The Importance of a Balanced Set of Measures

I recently spoke with someone who shared that their organization had stopped collecting efficiency measures (which are quantity metrics like the number of participants). He said they had matured to focusing only on effectiveness and outcome measures like the application rate and impact—a big mistake. Every organization should collect a balanced set of measures for holistic reporting and analysis but also to avoid unintended consequences.

First, a quick review of the three types of measures. As noted above, efficiency measures are quantity metrics, also referred to as activity measures or Level 0. Examples are the number of participants, courses, hours, costs, completions rates, and various utilization rates. Effectiveness measures are about quality. They answer questions about how good the program is. For these, we have the Kirkpatrick/Phillips five-level framework where Level 1 is participant reaction, Level 2 is learning, Level 3 is application on the job, and Level 5 is return on investment (ROI). Level 4, results or impact, constitutes the ultimate outcome of the learning and is in a category by itself called outcomes.

A balanced set of measures is required for holistic reporting and analysis. Without a balanced set, it is impossible to see the whole picture. For example, an organization that no longer collects efficiency measures will not know how many participants have taken a course, the percentage who completed it, the cost of the course, or whether it was completed on time. At an aggregate level across all programs and courses, this organization will not know which courses are being used, utilizations rates for instructors and classrooms, percentage of employees reached by learning, or total costs for learning. Frankly, it is unimaginable that a CLO would not want to know these basic and foundational measures.
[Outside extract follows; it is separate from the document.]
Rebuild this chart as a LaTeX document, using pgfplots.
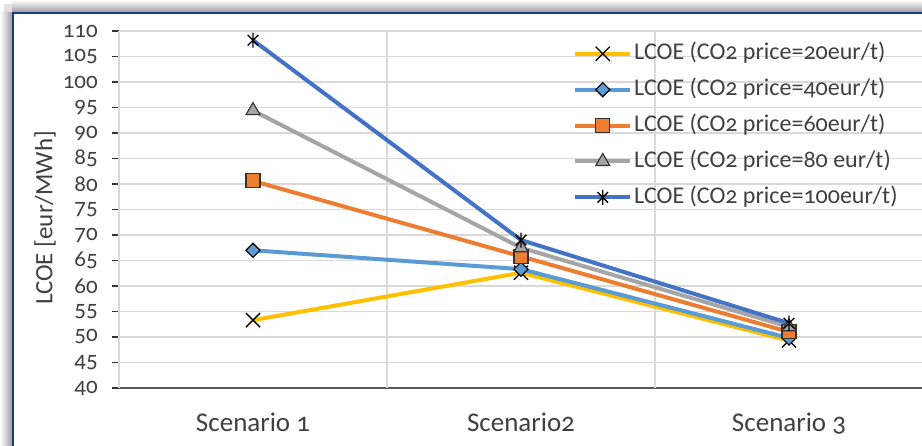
\documentclass[border=0pt]{standalone}
\usepackage{fontspec}
\setmainfont{Carlito}[Numbers=OldStyle]
\usepackage{pgfplots}
\pgfplotsset{compat=1.18}
\definecolor{cA}{HTML}{FFC000}
\definecolor{cB}{HTML}{5B9BD5}
\definecolor{cC}{HTML}{ED7D31}
\definecolor{cD}{HTML}{A5A5A5}
\definecolor{cE}{HTML}{4472C4}
\definecolor{frame}{HTML}{1F3A80}
\definecolor{gridc}{HTML}{D9D9D9}
\definecolor{txt}{HTML}{404040}
\definecolor{axc}{HTML}{595959}
\pgfdeclareplotmark{xstar}{%
  \pgfpathmoveto{\pgfqpoint{-.7071\pgfplotmarksize}{-.7071\pgfplotmarksize}}%
  \pgfpathlineto{\pgfqpoint{.7071\pgfplotmarksize}{.7071\pgfplotmarksize}}%
  \pgfpathmoveto{\pgfqpoint{-.7071\pgfplotmarksize}{.7071\pgfplotmarksize}}%
  \pgfpathlineto{\pgfqpoint{.7071\pgfplotmarksize}{-.7071\pgfplotmarksize}}%
  \pgfpathmoveto{\pgfqpoint{0pt}{-\pgfplotmarksize}}%
  \pgfpathlineto{\pgfqpoint{0pt}{\pgfplotmarksize}}%
  \pgfusepathqstroke}
\begin{document}
\begin{tikzpicture}[x=1pt,y=1pt]
\useasboundingbox (0,0) rectangle (922,446);
\clip (0,0) rectangle (922,446);
\fill[white] (0,0) rectangle (922,446);
\fill[left color=white, right color=black!38] (0,0) rectangle (12,434);
\fill[top color=white, bottom color=black!38] (12,434) rectangle (922,446);
\fill[black!12] (4,434) rectangle (12,442);
\draw[frame, line width=2pt] (13,-10) rectangle (940,433);
\begin{axis}[
  at={(119pt,58pt)}, anchor=south west,
  scale only axis, width=804pt, height=357pt,
  xmin=0.5, xmax=3.5, ymin=40, ymax=110,
  axis lines*=left,
  x axis line style={draw=axc, line width=2.5pt},
  y axis line style={draw=black!80, line width=1.2pt},
  xtick={1,2,3},
  xticklabels={Scenario 1, Scenario2, Scenario 3},
  x tick style={draw=none},
  extra x ticks={0.5,1.5,2.5,3.5},
  extra x tick labels={},
  extra x tick style={xmajorgrids=true, tick align=outside, major tick length=8pt,
     tick style={draw=black!80, line width=1.2pt}},
  ytick={40,45,...,110},
  yticklabel={\fontsize{23}{27}\selectfont\pgfmathprintnumber[assume math mode=true]{\tick}},
  ymajorgrids=true,
  grid style={draw=gridc, line width=1.3pt},
  tick align=outside,
  major tick length=7pt,
  y tick style={draw=black!80, line width=1.2pt},
  yticklabel style={text=txt, inner sep=0pt, xshift=-14pt},
  xticklabel style={font=\fontsize{27}{31}\selectfont, text=txt, inner sep=0pt, yshift=-18pt},
  ylabel={LCOE [eur/MWh]},
  ylabel style={font=\fontsize{25}{30}\selectfont, text=txt, at={(axis description cs:-0.092,0.476)}, anchor=center},
  legend cell align=left,
  legend image code/.code={\draw[mark repeat=2,mark phase=2,#1] plot coordinates {(0pt,0pt) (27.5pt,0pt) (55pt,0pt)};},
  legend style={at={(rel axis cs:0.561,0.976)}, anchor=north west, draw=none, fill=none,
     font=\fontsize{24}{28}\selectfont, text=txt, row sep=11.9pt,
     nodes={inner sep=0pt, text height=18pt, text depth=6pt},
     /tikz/every odd column/.append style={column sep=2pt}},
  every axis plot/.append style={line width=4pt},
]
\addplot[cA, mark=x, mark size=10pt, mark options={draw=black, line width=1.3pt}] coordinates {(1,53.3) (2,62.6) (3,49.3)};
\addlegendentry{LCOE (CO2 price=20eur/t)}
\addplot[cB, mark=square*, mark size=5pt, mark options={draw=black, fill=cB, line width=1.1pt, rotate=45}] coordinates {(1,67.0) (2,63.3) (3,49.8)};
\addlegendentry{LCOE (CO2 price=40eur/t)}
\addplot[cC, mark=square*, mark size=7pt, mark options={draw=black!80, fill=cC, line width=1.1pt}] coordinates {(1,80.6) (2,65.8) (3,51.0)};
\addlegendentry{LCOE (CO2 price=60eur/t)}
\addplot[cD, mark=triangle*, mark size=8pt, mark options={draw=black!80, fill=cD, line width=1.1pt}] coordinates {(1,94.4) (2,67.5) (3,52.0)};
\addlegendentry{LCOE (CO2 price=80 eur/t)}
\addplot[cE, mark=xstar, mark size=7.5pt, mark options={draw=black, line width=1.3pt}] coordinates {(1,108.2) (2,69.0) (3,52.7)};
\addlegendentry{LCOE (CO2 price=100eur/t)}
\end{axis}
\end{tikzpicture}
\end{document}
Likewise, if an organization decided to collect only efficiency measures, it would have no insight into the quality of its programs. Without level 1, how do you know if the content and instructors are good? Without a level 1 question on relevance, how do you know you have the right target audience? Level 1 is your early warning if something is wrong and needs to be addressed. Level 2 measures the learning. Without it, how do you know if participants learned the required knowledge or gained the required skills? Without it, how do you demonstrate compliance with laws, regulations, and best practices?

Level 3 is application which can be measured as intent to apply at the end of the course or actual application two-three months later.  The level 3 intent-to-apply question can easily be added to the level 1 questions in your post-event survey. Without it, how do you know if the content is likely to be applied or has been applied? If content is not applied back on the job, it is considered scrap. The scrap rate is simply 1- the application rate, and unfortunately, the scrap rate for our profession is embarrassingly high at 40%-80%.

Level 4 is results or impact and answers the question, “Did this program make any difference?” Ideally, we would like the isolated impact of learning, and Phillips provides five methods to get it. With this, we can make a statement like, “Learning contributed 3% higher sales”. If the isolated impact is not possible, the Kirkpatricks provide a methodology for making a compelling case that learning contributed to the business result. Either way, level 4 is the only way to show that learning made a difference.

Last, Level 5 is ROI. This answers the question of whether the program is worth what it cost. It is possible the program was attended by the right people who liked it, learned it, and applied it and that the program had an impact, but it cost more than it was worth. If this program is to be repeated in the future, a way must be found to lower the cost or increase the impact.

Just as with the efficiency measures, it is hard to imagine running a learning department without effectiveness measures. You simply would not know if what you are doing has any value.  And lower-level effectiveness measures are required to analyze higher-level measures. For example, if Level 4 impact is small or nonexistent, clues can be found by looking at lLvels 1-3. If participants told you that it was not relevant, you probably have the wrong audience, or the content was not designed appropriately. If they cannot pass the knowledge tests for Level 2, perhaps the content is unclear. If they cannot apply it, there may be issues with their supervisor not supporting them or providing the necessary time and resources.

So, you need a balanced set of measures to manage a single program or an entire department. Programs should always have several efficiency and effectiveness measures. For most programs, these include the number of participants, completion rate, completion date, cost, and Levels 1-3. These are the minimum. If the program supports a high-level organizational goal like increasing revenue or reducing injuries, then an outcome measure should be added as well.

Last, a balanced set is required to avoid unintended consequences. If a CLO measured staff only on efficiency measures like the number of courses produced or meeting deadlines, staff might try to comply by rushing programs out the door. In this case, effectiveness and outcome would suffer. If, instead, the CLO were to measure staff only by effectiveness and outcome, staff might try to comply by spending a long time designing each course to ensure that is of the highest quality. Consequently, very few courses would be produced, deadlines would be missed, and costs would skyrocket.

In conclusion, a balanced set of measures is key to success in designing, delivering, measuring, and managing learning at both the program and department levels.